The manifesto also calls for reform of the Development Bank of Wales, citing a growing sense that it underperforms. To foster indigenous growth, stronger supply chains, and better-paid jobs, the review must address whether products are fit for purpose, strategic risk is adequate, and the bank reshapes the economy rather than supporting marginal activity.

Procurement and Skills

Plaid proposes raising the share of public procurement retained in Wales from 55% to at least 70%, leveraging the £8 billion annual spend. While the target's feasibility is debatable, the underlying instinct is sound, as procurement has long been treated as an administrative function rather than a strategic tool.
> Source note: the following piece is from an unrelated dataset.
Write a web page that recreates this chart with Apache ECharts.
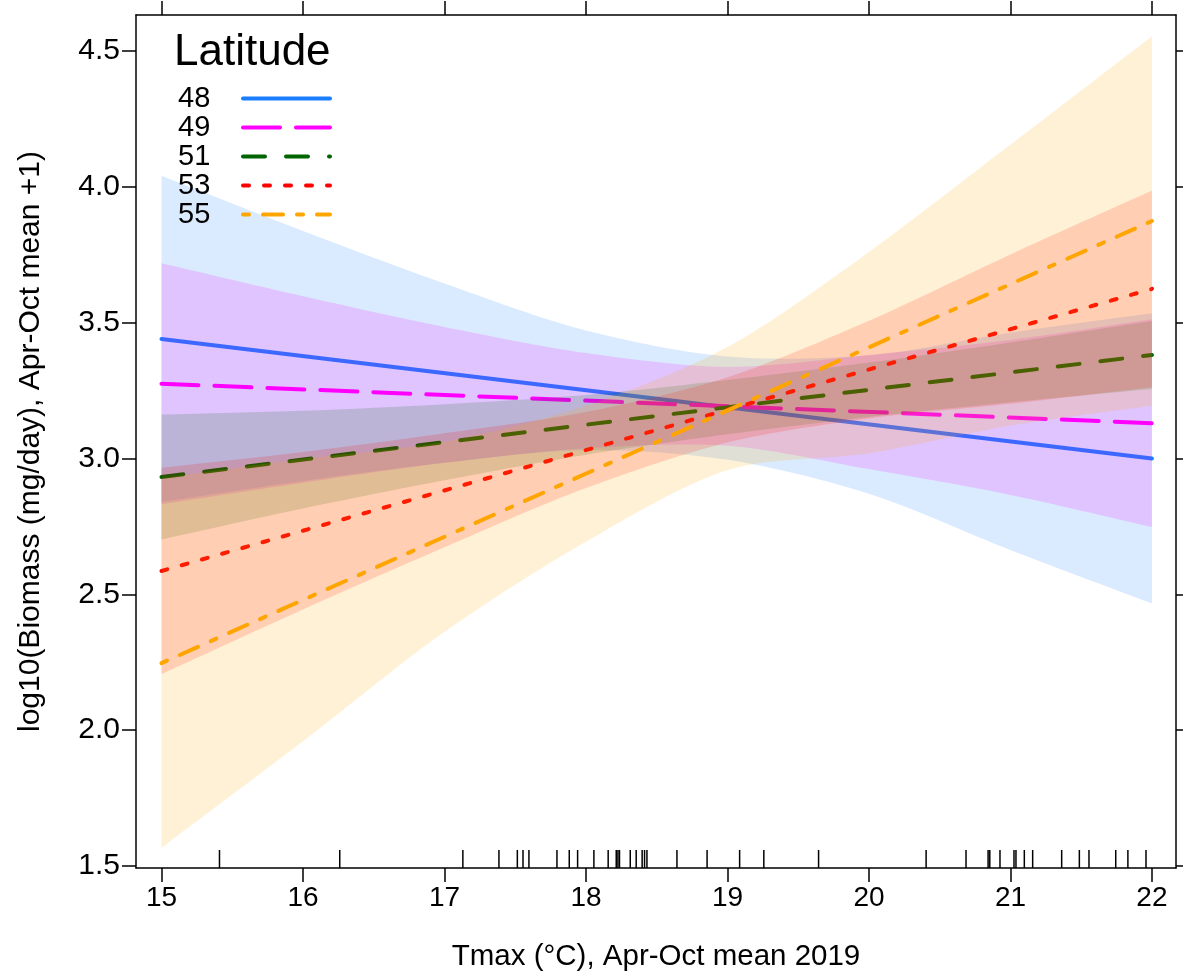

A comprehensive national skills audit aims to address fragmentation in provision and misalignment between policy and labour market needs, linking skills, apprenticeships, and vocational routes to sectors like renewables, digital tech, medtech, agritech, and creative industries.

Digital and Transport

The manifesto supports superfast broadband rollout, the semiconductor cluster in South Wales, digital innovation, and coherent transport planning linked to economic development. On rail, they argue Wales has been short-changed on HS2 and infrastructure classifications, though the UK Government is unlikely to change its stance.

Weaknesses and Optimism

The manifesto is less convincing on assumptions that stronger institutions, tax powers, and funding automatically yield a stronger economy. While Wales has been held back by weak tools and poor institutional design, stronger institutions are not a substitute for strategic focus on entrepreneurship, innovation, and productivity.

Proposals like the Wales Wealth Fund, greater use of pension assets, and fiscal reform depend on institutional capacity and execution that cannot be assumed, given a civil service that has served one party for over 25 years.

Despite these flaws, Plaid Cymru has produced a manifesto that grapples with the drawbacks of the Welsh economy, focusing not just on attracting activity but on building a more rooted economy benefiting residents. Whether this translates into effective governance depends on execution and the appointment of a committed economy minister.